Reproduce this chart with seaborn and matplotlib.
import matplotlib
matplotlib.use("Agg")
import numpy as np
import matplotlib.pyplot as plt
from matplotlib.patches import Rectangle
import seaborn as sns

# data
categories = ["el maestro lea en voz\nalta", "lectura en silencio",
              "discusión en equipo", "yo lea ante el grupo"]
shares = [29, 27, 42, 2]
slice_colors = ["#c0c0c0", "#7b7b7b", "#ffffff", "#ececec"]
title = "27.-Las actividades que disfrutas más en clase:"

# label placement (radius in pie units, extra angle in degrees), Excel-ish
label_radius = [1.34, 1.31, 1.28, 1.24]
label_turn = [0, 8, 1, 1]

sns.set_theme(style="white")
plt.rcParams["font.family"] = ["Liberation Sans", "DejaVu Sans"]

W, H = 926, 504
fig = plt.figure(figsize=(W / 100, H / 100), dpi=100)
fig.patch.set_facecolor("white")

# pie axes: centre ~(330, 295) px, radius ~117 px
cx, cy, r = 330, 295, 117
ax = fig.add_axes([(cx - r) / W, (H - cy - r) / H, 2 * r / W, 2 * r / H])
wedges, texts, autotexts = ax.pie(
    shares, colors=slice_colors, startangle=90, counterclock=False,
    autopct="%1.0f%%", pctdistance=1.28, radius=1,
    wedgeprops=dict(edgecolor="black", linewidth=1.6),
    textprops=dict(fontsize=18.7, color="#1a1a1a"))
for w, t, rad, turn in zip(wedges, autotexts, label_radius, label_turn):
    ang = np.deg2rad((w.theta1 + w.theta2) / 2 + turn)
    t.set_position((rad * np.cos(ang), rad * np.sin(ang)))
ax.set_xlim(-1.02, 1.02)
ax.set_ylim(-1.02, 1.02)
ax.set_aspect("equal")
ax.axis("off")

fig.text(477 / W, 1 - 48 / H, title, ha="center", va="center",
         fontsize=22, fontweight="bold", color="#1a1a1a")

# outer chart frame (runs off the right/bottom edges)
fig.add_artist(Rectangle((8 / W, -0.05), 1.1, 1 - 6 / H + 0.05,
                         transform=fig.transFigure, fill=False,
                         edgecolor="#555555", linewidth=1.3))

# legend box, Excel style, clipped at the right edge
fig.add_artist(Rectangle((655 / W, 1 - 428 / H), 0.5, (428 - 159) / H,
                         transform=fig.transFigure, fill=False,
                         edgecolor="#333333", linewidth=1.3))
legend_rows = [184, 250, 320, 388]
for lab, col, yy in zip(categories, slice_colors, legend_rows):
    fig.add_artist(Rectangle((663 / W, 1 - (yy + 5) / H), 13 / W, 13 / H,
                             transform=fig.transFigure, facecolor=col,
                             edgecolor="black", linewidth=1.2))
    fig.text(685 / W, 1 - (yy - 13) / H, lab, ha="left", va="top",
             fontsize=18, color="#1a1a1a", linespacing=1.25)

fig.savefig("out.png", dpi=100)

• **WORK TO DO**
Starting at the top of the data above, repeat every line exactly until the line containing "import seaborn as sns" has been given, then stop.

• **RIGHT ANSWER**
Reproduce this chart with seaborn and matplotlib.
import matplotlib
matplotlib.use("Agg")
import numpy as np
import matplotlib.pyplot as plt
from matplotlib.patches import Rectangle
import seaborn as sns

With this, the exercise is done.